Some Assembly Required: Giant Next-Generation Space Telescopes Could Be Built Off Earth
Space.com - Mon 11 Feb 08:02 GMT

Some Assembly Required: Giant Next-Generation Space Telescopes Could Be Built Off Earth

When it comes to telescopes, size matters.

  New "megarockets" like NASA's Space Launch System may be big enough for the next-generation space telescopes that NASA aims to launch in the 2030s, but if subsequent missions have to squeeze into the same-size rocket fairing, those missions may have to sacrifice some scientific potential.

  [Giant Space Telescopes of the Future (Infographic)] Rather than constrain a telescope's design to fit inside the payload fairing of the biggest available rocket — thereby placing a limit on the amount of science its instruments can return — NASA scientists are working to find new ways to get those hefty space telescopes into orbit: by launching them piece by piece and assembling them in space, either robotically or with the help of astronauts.

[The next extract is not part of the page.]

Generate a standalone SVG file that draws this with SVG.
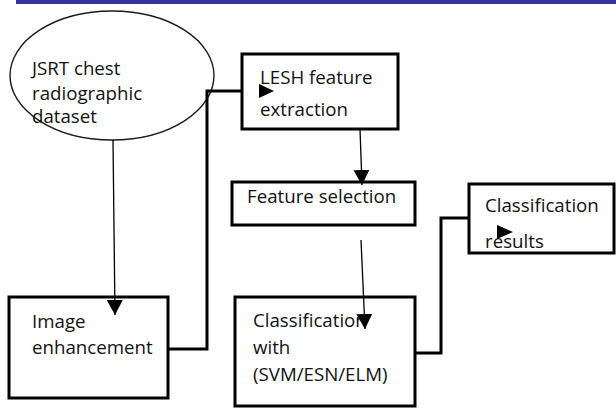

  NASA engineers working on the blueprints for proposed space observatories like the Large UV Optical Infrared Surveyor (LUVOIR) and the Origins Space Telescope (OST) have already had to cope with the limitations of today's rockets.

  For each of those two telescopes, the engineers came up with two different design options: a 15-m (50 feet) version that can launch on NASA's upcoming Space Launch System (SLS) and an 8-m (26 feet) version that can launch on today's smaller and less powerful heavy-lift rockets.

  Instead of waiting for someone to build a rocket big enough to support the kinds of space telescopes that scientists hope to launch in the future, a team of NASA researchers is studying the possibilities of in-space assembly.